Julien: Rien d'extraordinaire à se mettre sous la dent, si ce n'est cette performance improvisée de Julian Sartorius dans le bus du projet de l'OFC – prestation à voir ci-dessous. Il était demandé à Sartorius de jouer trois rythmes. Trois rythmes qui seraient les reflets de trois états émotionnels distincts : la colère, la mélancolie et la joie. S'ensuit une prestation déglinguée: le journaliste est un malin, l'artiste un doux dingue. Le lendemain, son concert en ouverture de journée comblera un public attentif.


Le tour du monde 
Pierre: Vu l’arrivée tardive, peu de concerts vus ce vendredi. Tant Grizzly Bear que Fucked Up furent des concerts difficiles à intégrer. A moins de prendre d’assaut les premiers rangs. Le concert de Grizzly Bear sonnait bien plat, ne laissant entendre qu’un folk barbant sans laisser paraître les inventivités musicales. Quant à Fucked Up, le problème tient peut-être au fait que ce genre de groupe s’adresse avant tout à des initiés. Effectivement leur punk, sous ses atours lourdaux, renferme des mélodies pop hyper fraiches. Malgré ça, le genre ici sur-joué a fermé l’accès de ces qualités à de nombreux festivaliers.
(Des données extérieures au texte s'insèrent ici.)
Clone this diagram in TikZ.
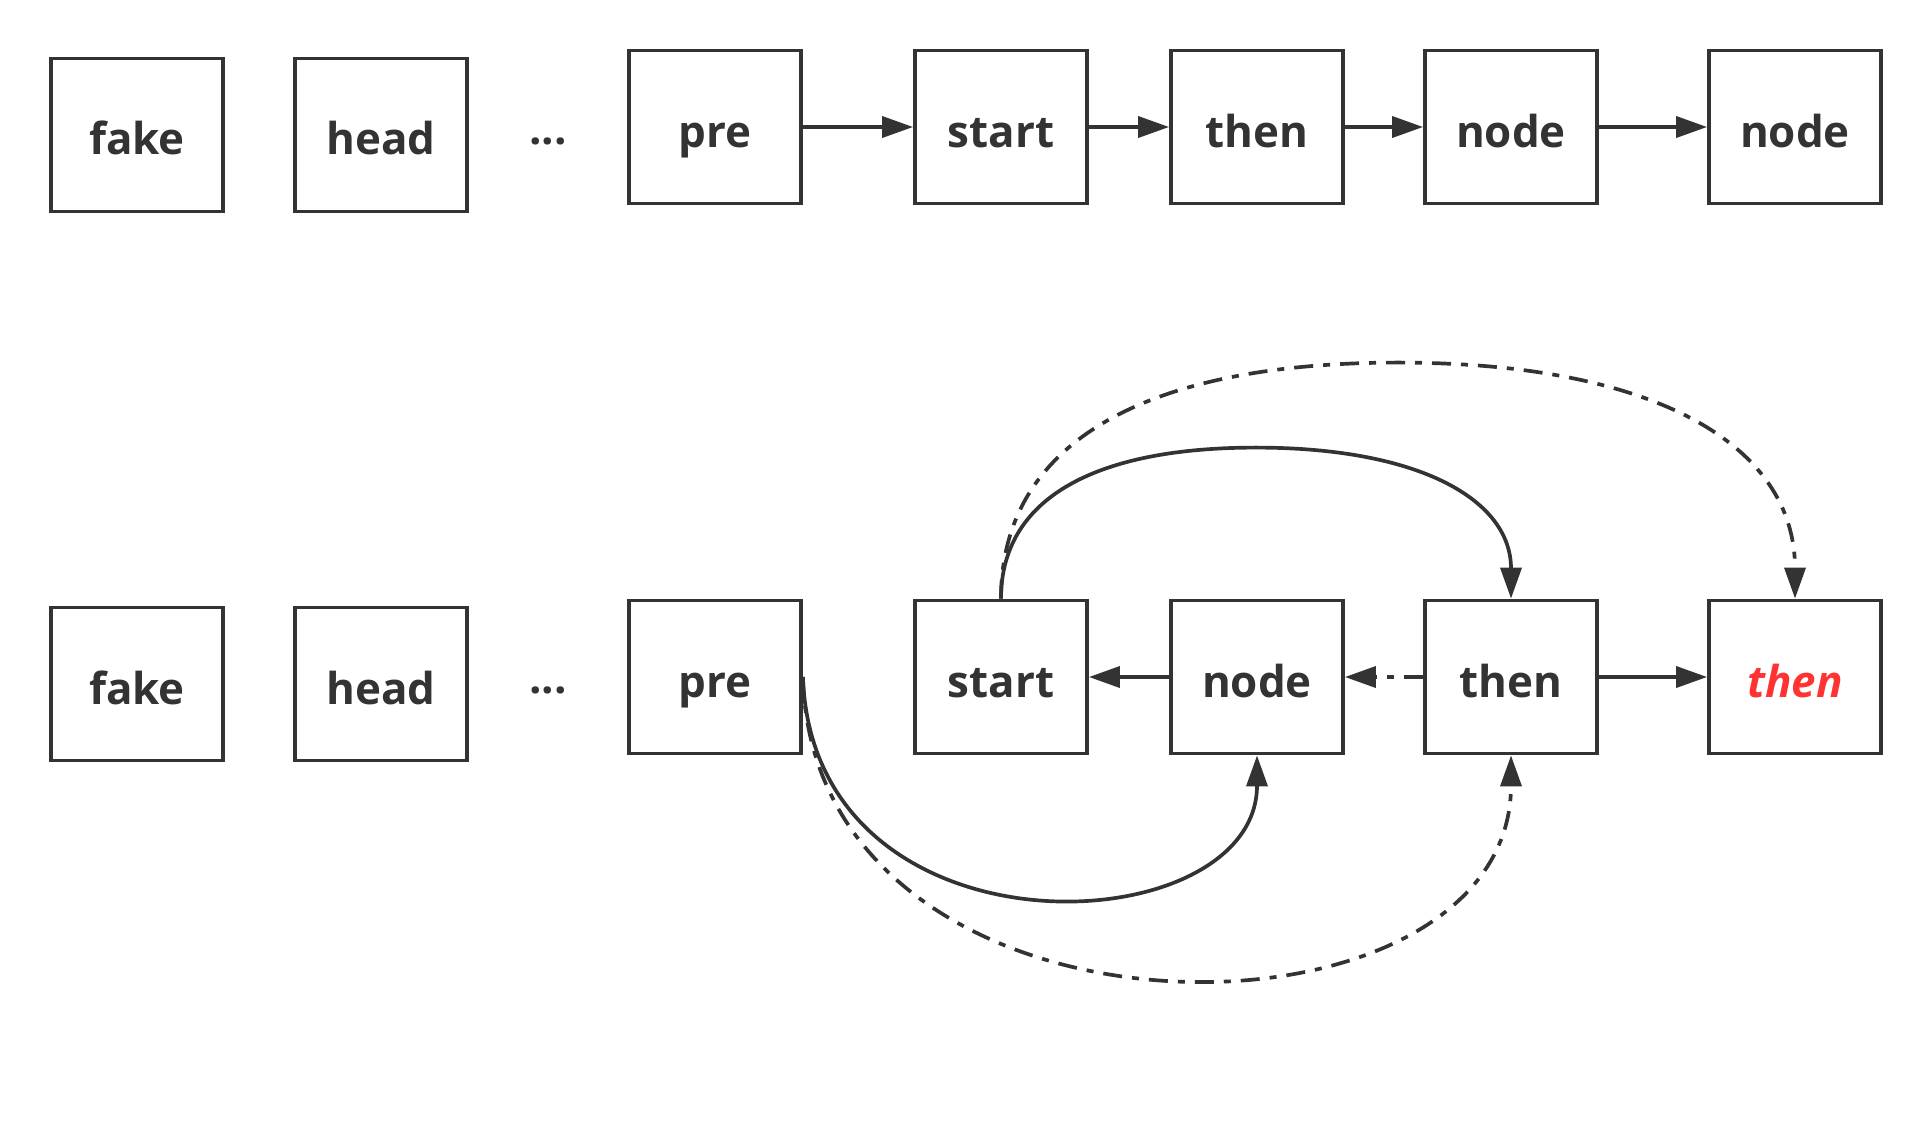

Julien: Hormis Fucked Up, ce vendredi n'était décidément pas le jour des groupes à cordes. Liars a pour moi perdu toute sa substance, alignant les titres de SISTERWORLD et de WIXIW comme anesthésié. Elle est où leur violence d’antan? Quant à Grizzly Bear, que je voyais ici personnellement pour la première fois, je dirai que le concert laissa une grande partie du public froid ou carrément moqueur par la seule faute que les titres du dernier LP SHIELDS entamèrent leur concert ; gagnant en production ce qu'ils perdent en âme, ceux-ci déservent le propos d'une formation pourtant si astucieuse, raffinée et en même temps incisive. Il faut attendre 35 minutes et "Foreground" (de VECKATIMEST, 2009) pour que tout prenne forme, les structures plus effilées des précédents disques étant mieux retransmises sur la grande scène. Mention à l'élégant "Ready Able", alors que notre montre indiquait déjà un samedi prometteur.